# Independence of a random variable and a sigma algebra

Let $$(\Omega,\mathcal{F},P)$$ be a probability space and $$X$$ be a random variable on it. Consider a sub $$\sigma$$-algebra $$\mathcal{G}$$. $$X$$ is said to be independent of $$\mathcal{G}$$ if $$\sigma(X)$$ and $$\mathcal{G}$$ are independent as $$\sigma$$-algebras.

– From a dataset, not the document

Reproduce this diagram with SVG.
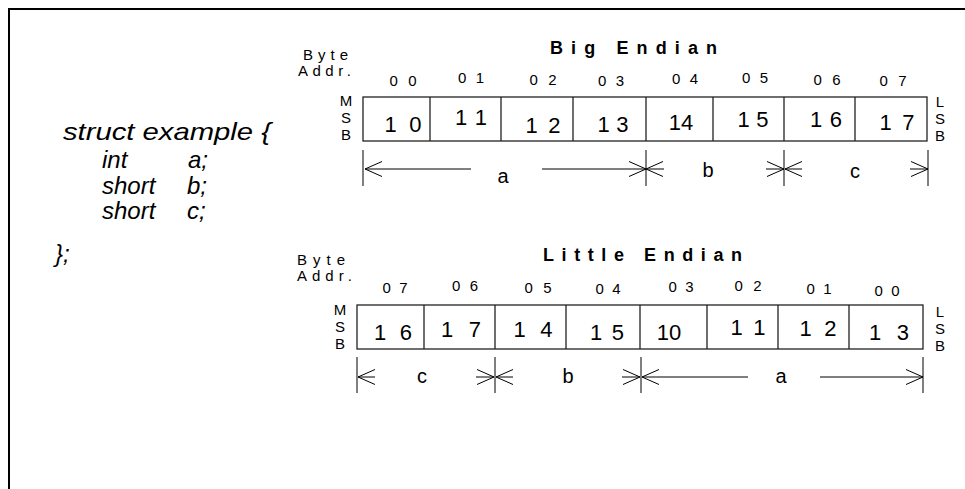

I already know the fact that independence of $$X$$ and $$\mathcal{G}$$ implies $$\mathbb{E}[X|\mathcal{G}]=\mathbb{E}[X]$$ but not necessarily the other way round. However, if $$X$$ satisfies the equality $$\mathbb{E}[e^{itX}|\mathcal{G}]=\mathbb{E}[e^{itX}]$$, for all $$t\in\mathbb{R}$$, then can we conclude that $$X$$ and $$\mathcal{G}$$ are independent?

Yes. The equality $$\mathbb{E}[e^{itX}|\mathcal{G}]=\mathbb{E}[e^{itX}]$$ means that for any $$A\in\mathcal G$$ and for all $$t$$ $$\mathbb{E}[e^{itX} \mathbb 1_A]=\mathbb{E}[e^{itX}]\cdot\mathbb P(A).$$ And also $$A^c\in\mathcal G$$, so this equality holds for $$A^c$$ as well.
Let us use Kac's theorem $$\mathbb{E}[e^{itX} e^{is\mathbb 1_A}]=\mathbb{E}[e^{itX}\left(e^{is}\mathbb 1_A+\mathbb 1_{A^c}\right)]=e^{is}\mathbb{E}[e^{itX}\mathbb 1_A]+\mathbb{E}[e^{itX}\mathbb 1_{A^c}]$$ $$= e^{is} \mathbb{E}[e^{itX}]\mathbb P(A) + \mathbb{E}[e^{itX}]\mathbb P(A^c) = \mathbb{E}[e^{itX}]\left(e^{is}\mathbb P(A) +\mathbb P(A^c)\right) = \mathbb{E}[e^{itX}]\mathbb{E}[e^{is\mathbb 1_A}].$$ We can see that for all $$t,s\in\mathbb R$$, the joint characteristic function of $$X,\mathbb 1_A$$ is a product of c.f.'s. Kac's theorem implies that $$X$$ and $$\mathbb 1_A$$ are independent. And since it holds for all $$A\in\mathcal G$$, $$X$$ and $$\mathcal G$$ are independent.